PROVIDED DATA —
=======

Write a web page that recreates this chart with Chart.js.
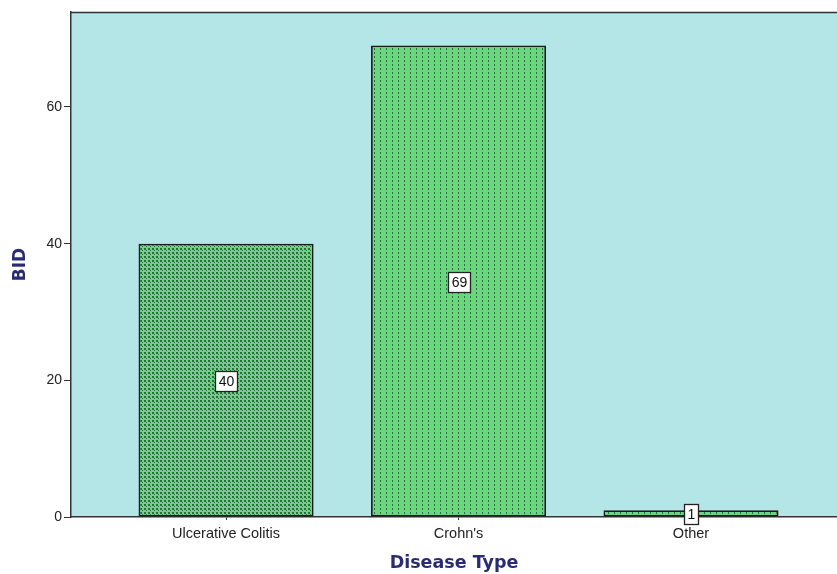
<!DOCTYPE html>
<html>
<head>
<meta charset="utf-8">
<script src="https://cdn.jsdelivr.net/npm/chart.js@4"></script>
<style>
  html, body { margin: 0; padding: 0; background: #ffffff; overflow: hidden; }
  #wrap { width: 837px; height: 574px; }
</style>
</head>
<body>
<div id="wrap"><canvas id="c" width="837" height="574"></canvas></div>
<script>
// Patients per disease type
const categories = ["Ulcerative Colitis", "Crohn's", "Other"];
const counts = [40, 69, 1];
const yTicks = [0, 20, 40, 60];

const BAR_GREEN = '#68d87b';
const DOT_DARK = '#35684a';
const PLOT_BG = '#b4e6e7';
const TITLE_NAVY = '#2b2b74';
const AXIS_GREY = '#333333';

// Fill patterns: small checker squares for the first bar, dotted columns for the others
function makePattern(w, h, dots) {
  const t = document.createElement('canvas');
  t.width = w; t.height = h;
  const g = t.getContext('2d');
  g.fillStyle = BAR_GREEN;
  g.fillRect(0, 0, w, h);
  g.fillStyle = DOT_DARK;
  dots.forEach(([x, y, dw, dh]) => g.fillRect(x, y, dw, dh));
  return document.getElementById('c').getContext('2d').createPattern(t, 'repeat');
}
const checker = makePattern(4, 4, [[0, 0, 2, 2], [2, 2, 1, 1]]);
const columns = makePattern(6, 4, [[2, 0, 1, 2]]);
const fills = [checker, columns, columns];

const plotBackground = {
  id: 'plotBackground',
  beforeDraw(chart) {
    const { ctx, chartArea: a } = chart;
    ctx.save();
    ctx.fillStyle = PLOT_BG;
    ctx.fillRect(a.left, a.top, a.right - a.left, a.bottom - a.top);
    ctx.strokeStyle = AXIS_GREY;
    ctx.lineWidth = 1.5;
    ctx.beginPath();
    ctx.moveTo(a.left, a.top + 0.5);
    ctx.lineTo(a.right, a.top + 0.5);
    ctx.stroke();
    ctx.restore();
  }
};

// Boxed value label in the middle of each bar
const valueBoxes = {
  id: 'valueBoxes',
  afterDatasetsDraw(chart) {
    const { ctx } = chart;
    const meta = chart.getDatasetMeta(0);
    ctx.save();
    ctx.font = '14px "Liberation Sans", Arial, sans-serif';
    ctx.textAlign = 'center';
    ctx.textBaseline = 'middle';
    meta.data.forEach((bar, i) => {
      const text = String(counts[i]);
      const cx = Math.round(bar.x);
      const cy = Math.round((bar.y + bar.base) / 2) + 1;
      const w = Math.ceil(ctx.measureText(text).width) + 6;
      const h = 20;
      const x0 = cx - Math.round(w / 2) + 0.5;
      const y0 = cy - h / 2 + 0.5;
      ctx.fillStyle = '#ffffff';
      ctx.fillRect(x0, y0, w, h);
      ctx.strokeStyle = '#222222';
      ctx.lineWidth = 1.3;
      ctx.strokeRect(x0, y0, w, h);
      ctx.fillStyle = '#111111';
      ctx.fillText(text, cx + 0.5, cy + 1);
    });
    ctx.restore();
  }
};

new Chart(document.getElementById('c'), {
  type: 'bar',
  data: {
    datasets: [{
      data: categories.map((c, i) => ({ x: i + 1, y: counts[i] })),
      backgroundColor: fills,
      borderColor: '#1a1a1a',
      borderWidth: 1.8,
      borderSkipped: false,
      categoryPercentage: 1,
      barPercentage: 0.753
    }]
  },
  options: {
    responsive: false,
    devicePixelRatio: 1,
    animation: false,
    layout: { padding: { top: 12, right: 0, left: 0, bottom: 0 } },
    plugins: { legend: { display: false }, tooltip: { enabled: false } },
    scales: {
      x: {
        type: 'linear',
        offset: false,
        min: 0.333,
        max: 3.628,
        afterBuildTicks(axis) { axis.ticks = categories.map((c, i) => ({ value: i + 1 })); },
        afterFit(axis) { axis.height = 57; },
        ticks: {
          color: '#222222',
          font: { family: '"Liberation Sans", Arial, sans-serif', size: 14.5 },
          padding: 5,
          maxRotation: 0,
          autoSkip: false,
          callback: (v) => categories[Math.round(v) - 1]
        },
        grid: { offset: false, drawOnChartArea: false, drawTicks: true, tickLength: 3, tickColor: AXIS_GREY },
        border: { color: AXIS_GREY, width: 1.5 },
        title: {
          display: true,
          text: 'Disease Type',
          color: TITLE_NAVY,
          font: { family: '"DejaVu Sans", Verdana, sans-serif', size: 17.5, weight: 'bold' },
          padding: { top: 2, bottom: 0 }
        }
      },
      y: {
        min: 0,
        max: 73.9,
        afterBuildTicks(axis) { axis.ticks = yTicks.map(v => ({ value: v })); },
        afterFit(axis) { axis.width = 71; },
        ticks: {
          color: '#222222',
          font: { family: '"Liberation Sans", Arial, sans-serif', size: 14 },
          padding: 2
        },
        grid: { drawOnChartArea: false, drawTicks: true, tickLength: 7, tickColor: AXIS_GREY },
        border: { color: AXIS_GREY, width: 1.5 },
        title: {
          display: true,
          text: 'BID',
          color: TITLE_NAVY,
          font: { family: '"DejaVu Sans", Verdana, sans-serif', size: 17, weight: 'bold' },
          padding: { top: 10, bottom: 0 }
        }
      }
    }
  },
  plugins: [plotBackground, valueBoxes]
});
</script>
</body>
</html>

=======

WHAT YOU NEED TO DO —
Quote every line word for word and keep the images out of the copy.

COMPLETED EXERCISE —
Write a web page that recreates this chart with Chart.js.
<!DOCTYPE html>
<html>
<head>
<meta charset="utf-8">
<script src="https://cdn.jsdelivr.net/npm/chart.js@4"></script>
<style>
  html, body { margin: 0; padding: 0; background: #ffffff; overflow: hidden; }
  #wrap { width: 837px; height: 574px; }
</style>
</head>
<body>
<div id="wrap"><canvas id="c" width="837" height="574"></canvas></div>
<script>
// Patients per disease type
const categories = ["Ulcerative Colitis", "Crohn's", "Other"];
const counts = [40, 69, 1];
const yTicks = [0, 20, 40, 60];

const BAR_GREEN = '#68d87b';
const DOT_DARK = '#35684a';
const PLOT_BG = '#b4e6e7';
const TITLE_NAVY = '#2b2b74';
const AXIS_GREY = '#333333';

// Fill patterns: small checker squares for the first bar, dotted columns for the others
function makePattern(w, h, dots) {
  const t = document.createElement('canvas');
  t.width = w; t.height = h;
  const g = t.getContext('2d');
  g.fillStyle = BAR_GREEN;
  g.fillRect(0, 0, w, h);
  g.fillStyle = DOT_DARK;
  dots.forEach(([x, y, dw, dh]) => g.fillRect(x, y, dw, dh));
  return document.getElementById('c').getContext('2d').createPattern(t, 'repeat');
}
const checker = makePattern(4, 4, [[0, 0, 2, 2], [2, 2, 1, 1]]);
const columns = makePattern(6, 4, [[2, 0, 1, 2]]);
const fills = [checker, columns, columns];

const plotBackground = {
  id: 'plotBackground',
  beforeDraw(chart) {
    const { ctx, chartArea: a } = chart;
    ctx.save();
    ctx.fillStyle = PLOT_BG;
    ctx.fillRect(a.left, a.top, a.right - a.left, a.bottom - a.top);
    ctx.strokeStyle = AXIS_GREY;
    ctx.lineWidth = 1.5;
    ctx.beginPath();
    ctx.moveTo(a.left, a.top + 0.5);
    ctx.lineTo(a.right, a.top + 0.5);
    ctx.stroke();
    ctx.restore();
  }
};

// Boxed value label in the middle of each bar
const valueBoxes = {
  id: 'valueBoxes',
  afterDatasetsDraw(chart) {
    const { ctx } = chart;
    const meta = chart.getDatasetMeta(0);
    ctx.save();
    ctx.font = '14px "Liberation Sans", Arial, sans-serif';
    ctx.textAlign = 'center';
    ctx.textBaseline = 'middle';
    meta.data.forEach((bar, i) => {
      const text = String(counts[i]);
      const cx = Math.round(bar.x);
      const cy = Math.round((bar.y + bar.base) / 2) + 1;
      const w = Math.ceil(ctx.measureText(text).width) + 6;
      const h = 20;
      const x0 = cx - Math.round(w / 2) + 0.5;
      const y0 = cy - h / 2 + 0.5;
      ctx.fillStyle = '#ffffff';
      ctx.fillRect(x0, y0, w, h);
      ctx.strokeStyle = '#222222';
      ctx.lineWidth = 1.3;
      ctx.strokeRect(x0, y0, w, h);
      ctx.fillStyle = '#111111';
      ctx.fillText(text, cx + 0.5, cy + 1);
    });
    ctx.restore();
  }
};

new Chart(document.getElementById('c'), {
  type: 'bar',
  data: {
    datasets: [{
      data: categories.map((c, i) => ({ x: i + 1, y: counts[i] })),
      backgroundColor: fills,
      borderColor: '#1a1a1a',
      borderWidth: 1.8,
      borderSkipped: false,
      categoryPercentage: 1,
      barPercentage: 0.753
    }]
  },
  options: {
    responsive: false,
    devicePixelRatio: 1,
    animation: false,
    layout: { padding: { top: 12, right: 0, left: 0, bottom: 0 } },
    plugins: { legend: { display: false }, tooltip: { enabled: false } },
    scales: {
      x: {
        type: 'linear',
        offset: false,
        min: 0.333,
        max: 3.628,
        afterBuildTicks(axis) { axis.ticks = categories.map((c, i) => ({ value: i + 1 })); },
        afterFit(axis) { axis.height = 57; },
        ticks: {
          color: '#222222',
          font: { family: '"Liberation Sans", Arial, sans-serif', size: 14.5 },
          padding: 5,
          maxRotation: 0,
          autoSkip: false,
          callback: (v) => categories[Math.round(v) - 1]
        },
        grid: { offset: false, drawOnChartArea: false, drawTicks: true, tickLength: 3, tickColor: AXIS_GREY },
        border: { color: AXIS_GREY, width: 1.5 },
        title: {
          display: true,
          text: 'Disease Type',
          color: TITLE_NAVY,
          font: { family: '"DejaVu Sans", Verdana, sans-serif', size: 17.5, weight: 'bold' },
          padding: { top: 2, bottom: 0 }
        }
      },
      y: {
        min: 0,
        max: 73.9,
        afterBuildTicks(axis) { axis.ticks = yTicks.map(v => ({ value: v })); },
        afterFit(axis) { axis.width = 71; },
        ticks: {
          color: '#222222',
          font: { family: '"Liberation Sans", Arial, sans-serif', size: 14 },
          padding: 2
        },
        grid: { drawOnChartArea: false, drawTicks: true, tickLength: 7, tickColor: AXIS_GREY },
        border: { color: AXIS_GREY, width: 1.5 },
        title: {
          display: true,
          text: 'BID',
          color: TITLE_NAVY,
          font: { family: '"DejaVu Sans", Verdana, sans-serif', size: 17, weight: 'bold' },
          padding: { top: 10, bottom: 0 }
        }
      }
    }
  },
  plugins: [plotBackground, valueBoxes]
});
</script>
</body>
</html>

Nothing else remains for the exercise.